* DATA BLOCK
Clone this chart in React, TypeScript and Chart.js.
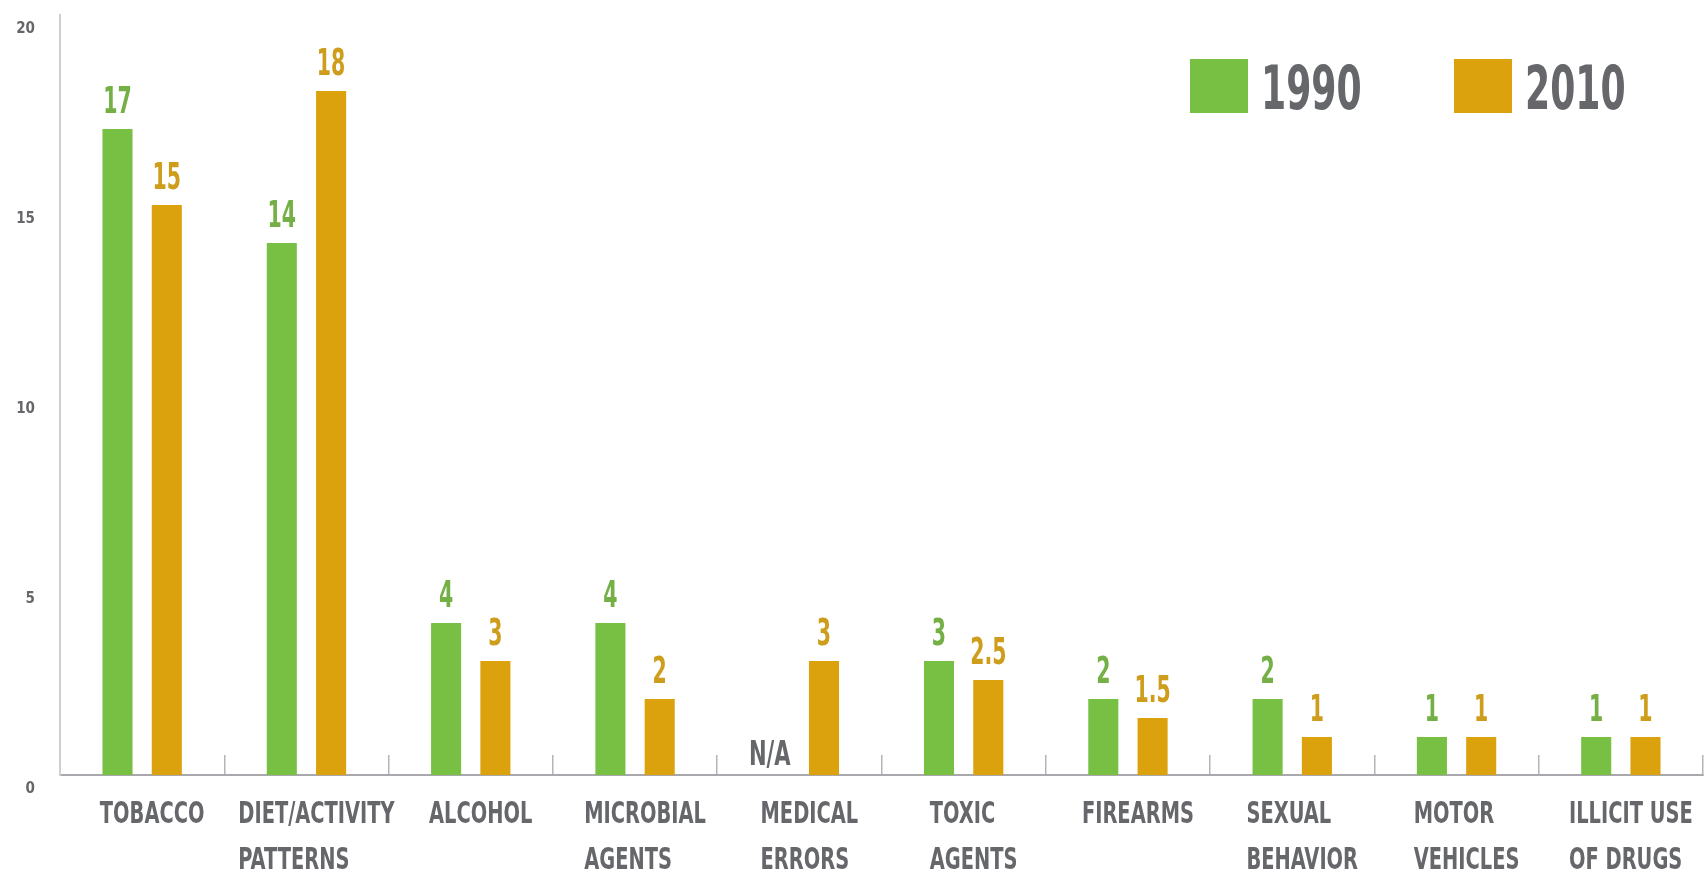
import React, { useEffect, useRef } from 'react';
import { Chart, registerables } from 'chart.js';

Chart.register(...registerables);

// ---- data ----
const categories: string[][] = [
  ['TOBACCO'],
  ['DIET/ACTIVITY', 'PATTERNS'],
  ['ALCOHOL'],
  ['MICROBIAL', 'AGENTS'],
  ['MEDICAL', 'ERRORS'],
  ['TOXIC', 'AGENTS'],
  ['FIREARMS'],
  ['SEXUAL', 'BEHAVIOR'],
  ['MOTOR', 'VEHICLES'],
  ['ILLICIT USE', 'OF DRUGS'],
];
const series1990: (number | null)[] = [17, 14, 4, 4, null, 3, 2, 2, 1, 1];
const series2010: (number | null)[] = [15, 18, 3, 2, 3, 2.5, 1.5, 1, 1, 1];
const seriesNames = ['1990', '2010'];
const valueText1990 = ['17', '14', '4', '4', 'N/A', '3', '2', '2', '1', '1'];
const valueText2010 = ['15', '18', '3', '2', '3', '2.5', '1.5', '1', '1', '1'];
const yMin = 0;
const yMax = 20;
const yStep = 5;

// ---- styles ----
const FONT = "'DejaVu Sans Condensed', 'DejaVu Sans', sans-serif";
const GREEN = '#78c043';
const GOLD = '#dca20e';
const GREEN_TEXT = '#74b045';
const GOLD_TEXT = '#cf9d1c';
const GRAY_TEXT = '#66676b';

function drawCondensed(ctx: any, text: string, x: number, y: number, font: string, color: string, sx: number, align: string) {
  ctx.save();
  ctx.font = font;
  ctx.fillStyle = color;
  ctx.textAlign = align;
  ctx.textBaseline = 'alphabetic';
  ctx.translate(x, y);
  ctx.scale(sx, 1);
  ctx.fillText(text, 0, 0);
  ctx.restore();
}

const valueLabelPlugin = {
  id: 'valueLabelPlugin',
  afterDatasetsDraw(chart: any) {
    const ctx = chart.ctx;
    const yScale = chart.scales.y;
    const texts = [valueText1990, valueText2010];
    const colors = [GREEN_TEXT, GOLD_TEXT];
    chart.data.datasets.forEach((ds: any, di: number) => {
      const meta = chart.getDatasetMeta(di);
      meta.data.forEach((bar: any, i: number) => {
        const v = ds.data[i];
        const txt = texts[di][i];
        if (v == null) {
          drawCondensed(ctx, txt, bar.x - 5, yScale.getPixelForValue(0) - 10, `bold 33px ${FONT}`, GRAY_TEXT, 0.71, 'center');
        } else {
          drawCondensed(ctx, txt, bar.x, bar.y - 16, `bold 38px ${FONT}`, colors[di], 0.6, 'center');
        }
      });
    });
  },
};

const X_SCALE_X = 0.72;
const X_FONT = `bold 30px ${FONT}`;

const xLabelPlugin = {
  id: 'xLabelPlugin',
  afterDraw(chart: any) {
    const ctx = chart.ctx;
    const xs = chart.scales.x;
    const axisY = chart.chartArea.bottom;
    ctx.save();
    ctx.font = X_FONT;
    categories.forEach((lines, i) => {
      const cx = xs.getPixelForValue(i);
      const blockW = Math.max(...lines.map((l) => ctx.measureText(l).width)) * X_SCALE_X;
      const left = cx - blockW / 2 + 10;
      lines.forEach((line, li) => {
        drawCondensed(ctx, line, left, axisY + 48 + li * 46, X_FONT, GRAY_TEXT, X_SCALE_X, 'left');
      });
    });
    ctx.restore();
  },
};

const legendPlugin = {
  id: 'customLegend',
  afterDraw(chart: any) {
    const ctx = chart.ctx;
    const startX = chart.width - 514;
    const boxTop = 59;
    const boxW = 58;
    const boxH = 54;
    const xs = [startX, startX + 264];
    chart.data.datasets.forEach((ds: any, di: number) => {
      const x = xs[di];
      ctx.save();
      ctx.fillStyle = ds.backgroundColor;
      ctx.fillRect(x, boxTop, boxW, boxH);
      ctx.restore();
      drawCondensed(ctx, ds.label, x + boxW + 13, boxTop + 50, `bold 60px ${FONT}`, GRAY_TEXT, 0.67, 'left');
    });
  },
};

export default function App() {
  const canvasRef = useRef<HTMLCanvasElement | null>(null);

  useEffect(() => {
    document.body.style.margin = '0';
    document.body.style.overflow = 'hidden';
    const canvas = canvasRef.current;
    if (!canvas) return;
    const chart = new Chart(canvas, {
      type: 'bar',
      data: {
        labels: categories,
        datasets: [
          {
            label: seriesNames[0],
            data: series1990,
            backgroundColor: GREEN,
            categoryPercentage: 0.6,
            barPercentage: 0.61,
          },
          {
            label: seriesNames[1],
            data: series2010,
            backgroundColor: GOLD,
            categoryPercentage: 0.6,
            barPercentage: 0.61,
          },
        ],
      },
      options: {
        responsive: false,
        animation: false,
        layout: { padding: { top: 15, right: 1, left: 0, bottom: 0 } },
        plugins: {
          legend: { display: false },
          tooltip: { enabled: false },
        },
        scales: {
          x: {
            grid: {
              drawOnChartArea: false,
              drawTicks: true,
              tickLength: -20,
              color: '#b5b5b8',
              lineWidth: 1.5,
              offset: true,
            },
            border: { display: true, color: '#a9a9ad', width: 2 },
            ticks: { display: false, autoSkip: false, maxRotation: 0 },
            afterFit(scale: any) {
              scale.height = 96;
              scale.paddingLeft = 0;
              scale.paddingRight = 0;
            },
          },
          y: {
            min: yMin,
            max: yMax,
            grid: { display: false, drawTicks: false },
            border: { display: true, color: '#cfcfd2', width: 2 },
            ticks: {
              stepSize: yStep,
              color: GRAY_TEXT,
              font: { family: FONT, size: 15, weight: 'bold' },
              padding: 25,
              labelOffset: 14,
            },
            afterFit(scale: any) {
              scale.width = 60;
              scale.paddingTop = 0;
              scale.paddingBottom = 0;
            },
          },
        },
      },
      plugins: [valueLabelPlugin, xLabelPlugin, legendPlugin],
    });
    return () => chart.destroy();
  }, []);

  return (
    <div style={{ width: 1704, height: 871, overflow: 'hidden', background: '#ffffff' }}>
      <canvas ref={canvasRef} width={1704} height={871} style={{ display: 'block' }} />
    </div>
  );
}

* TASK PROMPT
Restate the whole listing above exactly, please, omitting every image.

* WRITTEN RESPONSE
Clone this chart in React, TypeScript and Chart.js.
import React, { useEffect, useRef } from 'react';
import { Chart, registerables } from 'chart.js';

Chart.register(...registerables);

// ---- data ----
const categories: string[][] = [
  ['TOBACCO'],
  ['DIET/ACTIVITY', 'PATTERNS'],
  ['ALCOHOL'],
  ['MICROBIAL', 'AGENTS'],
  ['MEDICAL', 'ERRORS'],
  ['TOXIC', 'AGENTS'],
  ['FIREARMS'],
  ['SEXUAL', 'BEHAVIOR'],
  ['MOTOR', 'VEHICLES'],
  ['ILLICIT USE', 'OF DRUGS'],
];
const series1990: (number | null)[] = [17, 14, 4, 4, null, 3, 2, 2, 1, 1];
const series2010: (number | null)[] = [15, 18, 3, 2, 3, 2.5, 1.5, 1, 1, 1];
const seriesNames = ['1990', '2010'];
const valueText1990 = ['17', '14', '4', '4', 'N/A', '3', '2', '2', '1', '1'];
const valueText2010 = ['15', '18', '3', '2', '3', '2.5', '1.5', '1', '1', '1'];
const yMin = 0;
const yMax = 20;
const yStep = 5;

// ---- styles ----
const FONT = "'DejaVu Sans Condensed', 'DejaVu Sans', sans-serif";
const GREEN = '#78c043';
const GOLD = '#dca20e';
const GREEN_TEXT = '#74b045';
const GOLD_TEXT = '#cf9d1c';
const GRAY_TEXT = '#66676b';

function drawCondensed(ctx: any, text: string, x: number, y: number, font: string, color: string, sx: number, align: string) {
  ctx.save();
  ctx.font = font;
  ctx.fillStyle = color;
  ctx.textAlign = align;
  ctx.textBaseline = 'alphabetic';
  ctx.translate(x, y);
  ctx.scale(sx, 1);
  ctx.fillText(text, 0, 0);
  ctx.restore();
}

const valueLabelPlugin = {
  id: 'valueLabelPlugin',
  afterDatasetsDraw(chart: any) {
    const ctx = chart.ctx;
    const yScale = chart.scales.y;
    const texts = [valueText1990, valueText2010];
    const colors = [GREEN_TEXT, GOLD_TEXT];
    chart.data.datasets.forEach((ds: any, di: number) => {
      const meta = chart.getDatasetMeta(di);
      meta.data.forEach((bar: any, i: number) => {
        const v = ds.data[i];
        const txt = texts[di][i];
        if (v == null) {
          drawCondensed(ctx, txt, bar.x - 5, yScale.getPixelForValue(0) - 10, `bold 33px ${FONT}`, GRAY_TEXT, 0.71, 'center');
        } else {
          drawCondensed(ctx, txt, bar.x, bar.y - 16, `bold 38px ${FONT}`, colors[di], 0.6, 'center');
        }
      });
    });
  },
};

const X_SCALE_X = 0.72;
const X_FONT = `bold 30px ${FONT}`;

const xLabelPlugin = {
  id: 'xLabelPlugin',
  afterDraw(chart: any) {
    const ctx = chart.ctx;
    const xs = chart.scales.x;
    const axisY = chart.chartArea.bottom;
    ctx.save();
    ctx.font = X_FONT;
    categories.forEach((lines, i) => {
      const cx = xs.getPixelForValue(i);
      const blockW = Math.max(...lines.map((l) => ctx.measureText(l).width)) * X_SCALE_X;
      const left = cx - blockW / 2 + 10;
      lines.forEach((line, li) => {
        drawCondensed(ctx, line, left, axisY + 48 + li * 46, X_FONT, GRAY_TEXT, X_SCALE_X, 'left');
      });
    });
    ctx.restore();
  },
};

const legendPlugin = {
  id: 'customLegend',
  afterDraw(chart: any) {
    const ctx = chart.ctx;
    const startX = chart.width - 514;
    const boxTop = 59;
    const boxW = 58;
    const boxH = 54;
    const xs = [startX, startX + 264];
    chart.data.datasets.forEach((ds: any, di: number) => {
      const x = xs[di];
      ctx.save();
      ctx.fillStyle = ds.backgroundColor;
      ctx.fillRect(x, boxTop, boxW, boxH);
      ctx.restore();
      drawCondensed(ctx, ds.label, x + boxW + 13, boxTop + 50, `bold 60px ${FONT}`, GRAY_TEXT, 0.67, 'left');
    });
  },
};

export default function App() {
  const canvasRef = useRef<HTMLCanvasElement | null>(null);

  useEffect(() => {
    document.body.style.margin = '0';
    document.body.style.overflow = 'hidden';
    const canvas = canvasRef.current;
    if (!canvas) return;
    const chart = new Chart(canvas, {
      type: 'bar',
      data: {
        labels: categories,
        datasets: [
          {
            label: seriesNames[0],
            data: series1990,
            backgroundColor: GREEN,
            categoryPercentage: 0.6,
            barPercentage: 0.61,
          },
          {
            label: seriesNames[1],
            data: series2010,
            backgroundColor: GOLD,
            categoryPercentage: 0.6,
            barPercentage: 0.61,
          },
        ],
      },
      options: {
        responsive: false,
        animation: false,
        layout: { padding: { top: 15, right: 1, left: 0, bottom: 0 } },
        plugins: {
          legend: { display: false },
          tooltip: { enabled: false },
        },
        scales: {
          x: {
            grid: {
              drawOnChartArea: false,
              drawTicks: true,
              tickLength: -20,
              color: '#b5b5b8',
              lineWidth: 1.5,
              offset: true,
            },
            border: { display: true, color: '#a9a9ad', width: 2 },
            ticks: { display: false, autoSkip: false, maxRotation: 0 },
            afterFit(scale: any) {
              scale.height = 96;
              scale.paddingLeft = 0;
              scale.paddingRight = 0;
            },
          },
          y: {
            min: yMin,
            max: yMax,
            grid: { display: false, drawTicks: false },
            border: { display: true, color: '#cfcfd2', width: 2 },
            ticks: {
              stepSize: yStep,
              color: GRAY_TEXT,
              font: { family: FONT, size: 15, weight: 'bold' },
              padding: 25,
              labelOffset: 14,
            },
            afterFit(scale: any) {
              scale.width = 60;
              scale.paddingTop = 0;
              scale.paddingBottom = 0;
            },
          },
        },
      },
      plugins: [valueLabelPlugin, xLabelPlugin, legendPlugin],
    });
    return () => chart.destroy();
  }, []);

  return (
    <div style={{ width: 1704, height: 871, overflow: 'hidden', background: '#ffffff' }}>
      <canvas ref={canvasRef} width={1704} height={871} style={{ display: 'block' }} />
    </div>
  );
}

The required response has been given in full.